The Petition is PARTLY GRANTED. The COA's disallowance is AFFIRMED, but the liability of the officers is MODIFIED. Certifying officers Arcenas, Bumacod, Garrido, and Cruz are ABSOLVED due to the ministerial nature of their duties. Other approving and certifying officers are EXCUSED from returning the amount because the recipient's absolution has attained finality, reducing the net disallowed amount to nil.

Ratio Decidendi

On the Propriety of the Disallowance: The Court ruled that PHIC's fiscal autonomy under Section 16(n) of Republic Act No. 7875 is not absolute and does not exempt it from the Salary Standardization Law (SSL). Applying Intia, Jr. v.

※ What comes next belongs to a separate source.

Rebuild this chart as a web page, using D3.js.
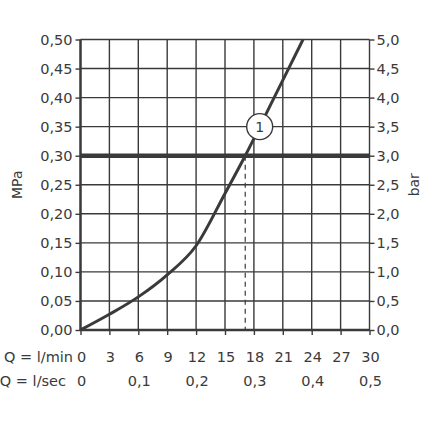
<!DOCTYPE html>
<html>
<head>
<meta charset="utf-8">
<script src="https://cdn.jsdelivr.net/npm/d3@7"></script>
<style>
  html, body { margin: 0; padding: 0; background: #fff; }
  svg text { font-family: "DejaVu Sans", sans-serif; fill: #3a3a3a; }
</style>
</head>
<body>
<svg id="chart" width="424" height="424"></svg>
<script>
// ---- data ----
const flowLmin = [0, 3, 6, 9, 12, 15, 17.1, 20.1, 23.1];
const pressureMPa = [0, 0.027, 0.057, 0.095, 0.145, 0.235, 0.30, 0.40, 0.50];
const xTicksLmin = [0, 3, 6, 9, 12, 15, 18, 21, 24, 27, 30];
const xTicksLsec = [0, 0.1, 0.2, 0.3, 0.4, 0.5];
const yTicksMPa = [0, 0.05, 0.10, 0.15, 0.20, 0.25, 0.30, 0.35, 0.40, 0.45, 0.50];
const yTicksBar = [0, 0.5, 1.0, 1.5, 2.0, 2.5, 3.0, 3.5, 4.0, 4.5, 5.0];
const refPressure = 0.30;      // thick reference line
const refFlow = 17.1;          // dashed drop line
const markerFlow = 18.6;       // circled "1"
const markerPressure = 0.35;
const markerLabel = "1";

const svg = d3.select("#chart");
const ink = "#3a3a3a";

const x = d3.scaleLinear().domain([0, 30]).range([80.5, 369.5]);
const y = d3.scaleLinear().domain([0, 0.5]).range([330, 39.5]);
const yBar = d3.scaleLinear().domain([0, 5]).range([330, 39.5]);
const fmt = (d, p) => d3.format("." + p + "f")(d).replace(".", ",");

// grid
const grid = svg.append("g");
grid.selectAll("line.v").data(xTicksLmin).join("line")
  .attr("x1", d => x(d)).attr("x2", d => x(d))
  .attr("y1", y(0.5)).attr("y2", y(0))
  .attr("stroke", ink).attr("stroke-width", 1.4);
grid.selectAll("line.h").data(yTicksMPa).join("line")
  .attr("x1", x(0)).attr("x2", x(30))
  .attr("y1", d => y(d)).attr("y2", d => y(d))
  .attr("stroke", ink).attr("stroke-width", 1.4);

// axes
const axL = svg.append("g").attr("transform", `translate(${x(0)},0)`)
  .call(d3.axisLeft(y).tickValues(yTicksMPa).tickSize(5).tickPadding(3).tickFormat(d => fmt(d, 2)));
const axR = svg.append("g").attr("transform", `translate(${x(30)},0)`)
  .call(d3.axisRight(yBar).tickValues(yTicksBar).tickSize(5).tickPadding(2).tickFormat(d => fmt(d, 1)));
const axB = svg.append("g").attr("transform", `translate(0,${y(0)})`)
  .call(d3.axisBottom(x).tickValues(xTicksLmin).tickSize(5).tickFormat(""));
[axL, axR, axB].forEach(a => {
  a.select(".domain").remove();
  a.selectAll(".tick line").attr("stroke", ink).attr("stroke-width", 1.4);
  a.selectAll("text").style("font-size", "14.5px").attr("fill", ink);
});

// frame (left and bottom heavier)
svg.append("line").attr("x1", x(0)).attr("x2", x(0)).attr("y1", y(0.5)).attr("y2", y(0) + 1)
  .attr("stroke", ink).attr("stroke-width", 2.4);
svg.append("line").attr("x1", x(0)).attr("x2", x(30)).attr("y1", y(0)).attr("y2", y(0))
  .attr("stroke", ink).attr("stroke-width", 2.4);

// reference pressure line
svg.append("line").attr("x1", x(0)).attr("x2", x(30))
  .attr("y1", y(refPressure)).attr("y2", y(refPressure))
  .attr("stroke", ink).attr("stroke-width", 4.5);

// dashed drop line
svg.append("line").attr("x1", x(refFlow)).attr("x2", x(refFlow))
  .attr("y1", y(refPressure)).attr("y2", y(0))
  .attr("stroke", ink).attr("stroke-width", 1.2).attr("stroke-dasharray", "5,4");

// curve
const pts = flowLmin.map((f, i) => [f, pressureMPa[i]]);
svg.append("path").datum(pts)
  .attr("d", d3.line().x(d => x(d[0])).y(d => y(d[1])).curve(d3.curveMonotoneX))
  .attr("fill", "none").attr("stroke", ink).attr("stroke-width", 3);

// marker
const mk = svg.append("g").attr("transform", `translate(${x(markerFlow)},${y(markerPressure)})`);
mk.append("circle").attr("r", 13).attr("fill", "#fff").attr("stroke", ink).attr("stroke-width", 1.4);
mk.append("text").attr("text-anchor", "middle").attr("dy", "0.36em")
  .style("font-size", "14px").text(markerLabel);

// axis titles
svg.append("text").attr("transform", `translate(22,${(y(0) + y(0.5)) / 2}) rotate(-90)`)
  .attr("text-anchor", "middle").style("font-size", "14px").text("MPa");
svg.append("text").attr("transform", `translate(419,${(y(0) + y(0.5)) / 2}) rotate(-90)`)
  .attr("text-anchor", "middle").style("font-size", "14px").text("bar");

// bottom rows
svg.append("text").attr("x", 73).attr("y", 362).attr("text-anchor", "end")
  .style("font-size", "14.5px").text("Q = l/min");
svg.append("g").selectAll("text").data(xTicksLmin).join("text")
  .attr("x", d => x(d) + 1).attr("y", 362).attr("text-anchor", "middle")
  .style("font-size", "14.5px").text(d => d);
svg.append("text").attr("x", 66).attr("y", 386).attr("text-anchor", "end")
  .style("font-size", "14.5px").text("Q = l/sec");
svg.append("g").selectAll("text").data(xTicksLsec).join("text")
  .attr("x", d => x(d * 60) + 1).attr("y", 386).attr("text-anchor", "middle")
  .style("font-size", "14.5px").text(d => fmt(d, d === 0 ? 0 : 1));
</script>
</body>
</html>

COA, the Court emphasized that even GOCCs with the power to fix compensation must follow standards laid down in Presidential Decree No. 1597, which requires reporting to the President through the DBM. PHIC failed to demonstrate that the creation of the Corporate Secretary position and its corresponding salary grade were evaluated or approved by the DBM. Furthermore, the alleged presidential approval via marginal notes was insufficient as it was never reduced to a formal memorandum. Consequently, the COA did not act with grave abuse of discretion in sustaining the disallowance. On the Liability of Certifying and Approving Officers and the Net Disallowed Amount: Following the doctrine in Celeste v. COA, the Court held that officers performing purely ministerial acts should be absolved from the obligation to return disallowed amounts. Specifically, Lynie S. Arcenas, Willie M. Bumacod, Lilia R. Garrido, and Bibiana T. Cruz merely certified the availability of funds, which is a factual determination rather than a discretionary legal judgment. Since the disallowance was based on the illegality of the position's creation and not the lack of funds, these officers' functions were unrelated to the cause of the disallowance. Therefore, they cannot be held solidarily liable for the illegal expenditure. The Court found that the PHIC Board and other approving officers acted with gross negligence by violating explicit rules requiring DBM approval, thereby failing the test of good faith. Under Madera v. COA, such officers would normally be solidarily liable to return the disallowed amount. However, the Court applied the 'net disallowed amount' principle from Pastrana v. COA, noting that the COA Proper's decision to absolve the recipient, Atty. Guanio, had already attained finality. Because the recipient is no longer required to return the funds, that amount is deducted from the total liability of the approving officers. In this specific case, since the recipient was excused from the entire amount, the remaining balance to be paid by the officers is reduced to nil, effectively excusing them from the refund without prejudice to administrative or criminal liability.

Main Doctrine

The power of a Government-Owned or Controlled Corporation (GOCC) to fix compensation and organize its office is subject to the standards of the Salary Standardization Law (SSL) and the reporting requirements of Presidential Decree No. 1597. Fiscal autonomy does not grant unbridled discretion to create positions or grant benefits without the imprimatur of the Department of Budget and Management (DBM). Regarding liability, the 'net disallowed amount' rule dictates that if a recipient's absolution from refunding disallowed amounts becomes final, the solidary liability of the approving officers is reduced by that amount, regardless of their bad faith or gross negligence.